:: Directive ::
Output an exact reproduction of the data.

■ ■ ■ ■ ■ ■ ■

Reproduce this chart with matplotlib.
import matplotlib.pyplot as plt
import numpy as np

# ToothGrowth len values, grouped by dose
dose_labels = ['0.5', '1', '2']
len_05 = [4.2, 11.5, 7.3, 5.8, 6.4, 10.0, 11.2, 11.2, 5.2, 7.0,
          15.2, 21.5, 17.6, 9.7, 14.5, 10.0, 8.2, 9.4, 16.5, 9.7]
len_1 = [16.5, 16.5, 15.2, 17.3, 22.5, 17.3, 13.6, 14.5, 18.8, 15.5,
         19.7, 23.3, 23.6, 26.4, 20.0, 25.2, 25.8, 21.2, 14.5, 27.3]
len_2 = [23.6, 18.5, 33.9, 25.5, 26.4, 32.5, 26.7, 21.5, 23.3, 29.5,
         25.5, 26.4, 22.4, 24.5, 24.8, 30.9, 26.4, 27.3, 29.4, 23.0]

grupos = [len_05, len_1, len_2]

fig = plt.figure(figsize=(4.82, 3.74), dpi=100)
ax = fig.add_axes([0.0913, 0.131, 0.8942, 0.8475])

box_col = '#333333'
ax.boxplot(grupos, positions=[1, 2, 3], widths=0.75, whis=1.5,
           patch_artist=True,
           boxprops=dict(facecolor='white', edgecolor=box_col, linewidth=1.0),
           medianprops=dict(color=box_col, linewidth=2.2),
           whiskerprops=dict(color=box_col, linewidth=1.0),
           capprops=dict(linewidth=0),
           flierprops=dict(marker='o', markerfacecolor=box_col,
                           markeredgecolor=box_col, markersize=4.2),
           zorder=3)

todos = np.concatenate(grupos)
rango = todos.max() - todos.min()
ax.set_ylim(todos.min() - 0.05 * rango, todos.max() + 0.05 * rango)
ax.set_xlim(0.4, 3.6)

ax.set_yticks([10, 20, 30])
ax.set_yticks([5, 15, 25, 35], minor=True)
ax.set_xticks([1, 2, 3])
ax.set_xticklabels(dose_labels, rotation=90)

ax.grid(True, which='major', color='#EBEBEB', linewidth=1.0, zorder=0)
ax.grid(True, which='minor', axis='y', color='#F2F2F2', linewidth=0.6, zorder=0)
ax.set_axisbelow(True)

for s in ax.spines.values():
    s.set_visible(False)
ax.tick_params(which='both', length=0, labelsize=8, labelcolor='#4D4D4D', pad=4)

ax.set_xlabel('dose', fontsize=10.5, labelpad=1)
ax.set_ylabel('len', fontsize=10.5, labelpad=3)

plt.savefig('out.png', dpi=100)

■ ■ ■ ■ ■ ■ ■

:: Exercise solution ::
Reproduce this chart with matplotlib.
import matplotlib.pyplot as plt
import numpy as np

# ToothGrowth len values, grouped by dose
dose_labels = ['0.5', '1', '2']
len_05 = [4.2, 11.5, 7.3, 5.8, 6.4, 10.0, 11.2, 11.2, 5.2, 7.0,
          15.2, 21.5, 17.6, 9.7, 14.5, 10.0, 8.2, 9.4, 16.5, 9.7]
len_1 = [16.5, 16.5, 15.2, 17.3, 22.5, 17.3, 13.6, 14.5, 18.8, 15.5,
         19.7, 23.3, 23.6, 26.4, 20.0, 25.2, 25.8, 21.2, 14.5, 27.3]
len_2 = [23.6, 18.5, 33.9, 25.5, 26.4, 32.5, 26.7, 21.5, 23.3, 29.5,
         25.5, 26.4, 22.4, 24.5, 24.8, 30.9, 26.4, 27.3, 29.4, 23.0]

grupos = [len_05, len_1, len_2]

fig = plt.figure(figsize=(4.82, 3.74), dpi=100)
ax = fig.add_axes([0.0913, 0.131, 0.8942, 0.8475])

box_col = '#333333'
ax.boxplot(grupos, positions=[1, 2, 3], widths=0.75, whis=1.5,
           patch_artist=True,
           boxprops=dict(facecolor='white', edgecolor=box_col, linewidth=1.0),
           medianprops=dict(color=box_col, linewidth=2.2),
           whiskerprops=dict(color=box_col, linewidth=1.0),
           capprops=dict(linewidth=0),
           flierprops=dict(marker='o', markerfacecolor=box_col,
                           markeredgecolor=box_col, markersize=4.2),
           zorder=3)

todos = np.concatenate(grupos)
rango = todos.max() - todos.min()
ax.set_ylim(todos.min() - 0.05 * rango, todos.max() + 0.05 * rango)
ax.set_xlim(0.4, 3.6)

ax.set_yticks([10, 20, 30])
ax.set_yticks([5, 15, 25, 35], minor=True)
ax.set_xticks([1, 2, 3])
ax.set_xticklabels(dose_labels, rotation=90)

ax.grid(True, which='major', color='#EBEBEB', linewidth=1.0, zorder=0)
ax.grid(True, which='minor', axis='y', color='#F2F2F2', linewidth=0.6, zorder=0)
ax.set_axisbelow(True)

for s in ax.spines.values():
    s.set_visible(False)
ax.tick_params(which='both', length=0, labelsize=8, labelcolor='#4D4D4D', pad=4)

ax.set_xlabel('dose', fontsize=10.5, labelpad=1)
ax.set_ylabel('len', fontsize=10.5, labelpad=3)

plt.savefig('out.png', dpi=100)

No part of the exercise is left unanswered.